We in the west are conditioned to look at where clothing sits in relation to the female body to place it in time. (The bustle-back of Victoriana, the dropped waists of the flappers, the miniskirts of the sixties.) Kimono have been cut to essentially the same pattern for four centuries, the only addition a little extra fabric to keep pace with the increasing average height. It is the colours and patterns, rather than the shape, that come and go. Symbolism in the embroidery shifts, as lucky charms move in and out of fashion – the unicorn, you might say, is the new crane.

Christian Dior, haute couture spring-summer 2007.



Christian Dior, haute couture spring-summer 2007. Photograph: Alain Benainous/Gamma-Raplh/Getty Images

When wearing a kimono “the body is irrelevant”, Jackson says. The fulcrum of the garment is placed on the shoulder, not the waist. This concept, radical in womenswear, played a pivotal role in changing how women dressed during the 20th century. In 1903, two decades after the Rational Dress Society began promoting non-restrictive clothing for women, Paul Poiret took the kimono as the starting point for his corset-free fashion which took Paris by storm.
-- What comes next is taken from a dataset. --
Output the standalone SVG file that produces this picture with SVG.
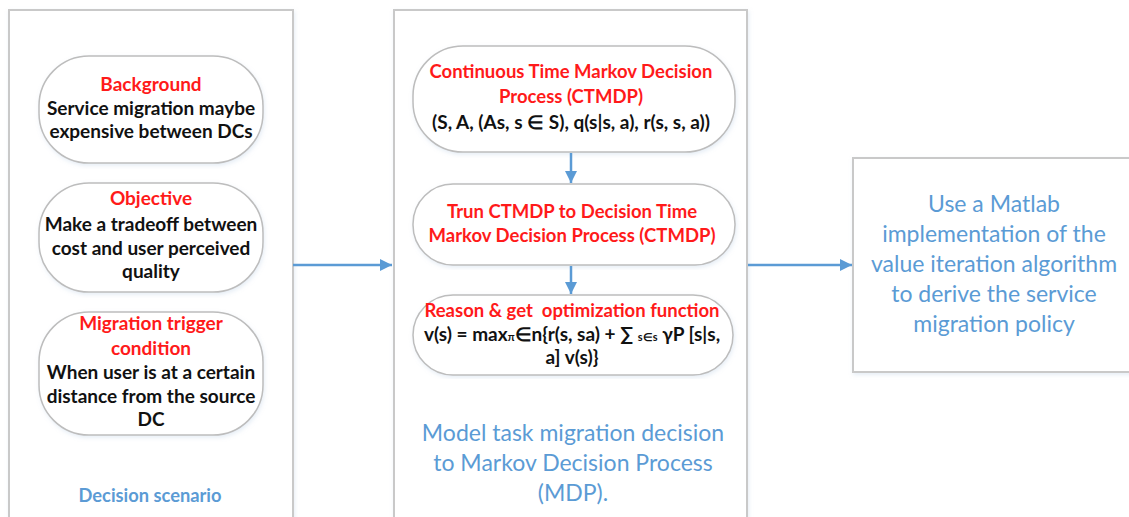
<svg xmlns="http://www.w3.org/2000/svg" width="1129" height="517" viewBox="0 0 1129 517">
  <defs>
    <marker id="arrow" viewBox="0 0 10 10" refX="10" refY="5" markerWidth="5" markerHeight="5" orient="auto" markerUnits="strokeWidth">
      <path d="M0,0 L10,5 L0,10 z" fill="#5b9bd5"/>
    </marker>
    <filter id="soft" x="-5%" y="-5%" width="110%" height="110%">
      <feDropShadow dx="1" dy="2" stdDeviation="2" flood-color="#9bb8d8" flood-opacity="0.25"/>
    </filter>
  </defs>
  <style>
    .panel { fill: #ffffff; stroke: #c9c9c9; stroke-width: 2; filter: url(#soft); }
    .pill { fill: #ffffff; stroke: #bdbdbd; stroke-width: 1.5; filter: url(#soft); }
    .t { font-family: Lato, "Open Sans", "Liberation Sans", sans-serif; font-weight: bold; font-size: 19px; text-anchor: middle; }
    .red { fill: #ff1a1a; }
    .blk { fill: #111111; }
    .m { font-size: 18.5px; }
    .f { font-size: 19px; }
    .cap { font-size: 18.3px; }
    .blue { fill: #5b9bd5; font-family: Lato, "Open Sans", "Liberation Sans", sans-serif; text-anchor: middle; }
    .big { font-size: 23px; }
    .sub { font-size: 11px; }
    .conn { stroke: #5b9bd5; stroke-width: 2.5; fill: none; marker-end: url(#arrow); }
  </style>

  <!-- Left panel: decision scenario -->
  <g id="scenario">
    <rect class="panel" x="9" y="10" width="284" height="530"/>
    <text class="t blue cap" x="150" y="502">Decision scenario</text>
  </g>

  <g id="background">
    <rect class="pill" x="39" y="56" width="224" height="107" rx="50"/>
    <text class="t red" x="151" y="91">Background</text>
    <text class="t blk" x="151" y="115">Service migration maybe</text>
    <text class="t blk" x="151" y="138">expensive between DCs</text>
  </g>

  <g id="objective">
    <rect class="pill" x="39" y="183" width="224" height="109" rx="50"/>
    <text class="t red" x="151" y="205">Objective</text>
    <text class="t blk" x="151" y="231">Make a tradeoff between</text>
    <text class="t blk" x="151" y="255">cost and user perceived</text>
    <text class="t blk" x="151" y="278">quality</text>
  </g>

  <g id="trigger">
    <rect class="pill" x="39" y="312" width="224" height="123" rx="50"/>
    <text class="t red" x="151" y="330">Migration trigger</text>
    <text class="t red" x="151" y="355">condition</text>
    <text class="t blk" x="151" y="379">When user is at a certain</text>
    <text class="t blk" x="151" y="403">distance from the source</text>
    <text class="t blk" x="151" y="426">DC</text>
  </g>

  <!-- Middle panel: MDP modelling -->
  <g id="mdp">
    <rect class="panel" x="394" y="10" width="353" height="530"/>
    <text class="blue big" x="573" y="441">Model task migration decision</text>
    <text class="blue big" x="573" y="471">to Markov Decision Process</text>
    <text class="blue big" x="573" y="501">(MDP).</text>
  </g>

  <g id="ctmdp">
    <rect class="pill" x="413" y="46" width="322" height="106" rx="50"/>
    <text class="t red m" x="571" y="78">Continuous Time Markov Decision</text>
    <text class="t red m" x="571" y="103">Process (CTMDP)</text>
    <text class="t blk f" x="571" y="129">(S, A, (As, s ∈ S), q(s|s, a), r(s, s, a))</text>
  </g>

  <g id="dtmdp">
    <rect class="pill" x="413" y="184" width="322" height="81" rx="40"/>
    <text class="t red m" x="572" y="218">Trun CTMDP to Decision Time</text>
    <text class="t red m" x="572" y="242">Markov Decision Process (CTMDP)</text>
  </g>

  <g id="optimization">
    <rect class="pill" x="413" y="295" width="320" height="80" rx="40"/>
    <text class="t red m" x="572" y="317" xml:space="preserve">Reason &amp; get  optimization function</text>
    <text class="t blk f" x="572" y="341">v(s) = max<tspan class="sub">π</tspan>∈n{r(s, sa) + ∑ <tspan class="sub">s∈s</tspan> γP [s|s,</text>
    <text class="t blk f" x="572" y="364">a] v(s)}</text>
  </g>

  <!-- Right box: solution -->
  <g id="solution">
    <rect class="panel" x="853" y="158" width="290" height="214"/>
    <text class="blue big" x="994" y="212">Use a Matlab</text>
    <text class="blue big" x="994" y="242">implementation of the</text>
    <text class="blue big" x="994" y="272">value iteration algorithm</text>
    <text class="blue big" x="994" y="302">to derive the service</text>
    <text class="blue big" x="994" y="332">migration policy</text>
  </g>

  <!-- Connectors -->
  <g id="connectors">
    <line class="conn" x1="293" y1="265" x2="392" y2="265"/>
    <line class="conn" x1="748" y1="265" x2="852" y2="265"/>
    <line class="conn" x1="571" y1="153" x2="571" y2="183"/>
    <line class="conn" x1="571" y1="266" x2="571" y2="294"/>
  </g>
</svg>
From Poiret, the line of fashion succession leads to the box-shaped jackets and straight-lined skirts of Coco Chanel.

Hiroko Takahashi, a fashion designer whose style today is reminiscent of Chanel – the blunt dark fringe, the cool emotional tone, the black boat-neck sweater – started her career designing western-style clothing but now focuses on kimono because, she says, there is no better way of dressing. She is dismissive of the traditional museum-eye view of them, which prizes lavish fabrics and intricate embroidery. “I don’t care how difficult it was to make, or how long it took to make, if the end result isn’t beautiful,” she says. She works only with circles and straight lines which represent, she says, pure elegance. “I want people to realise that we can enjoy life with what things we already have. I am a perfectionist. That’s why I like kimono.”

Kimono: Kyoto to Catwalk opens at the V&A on 29 February.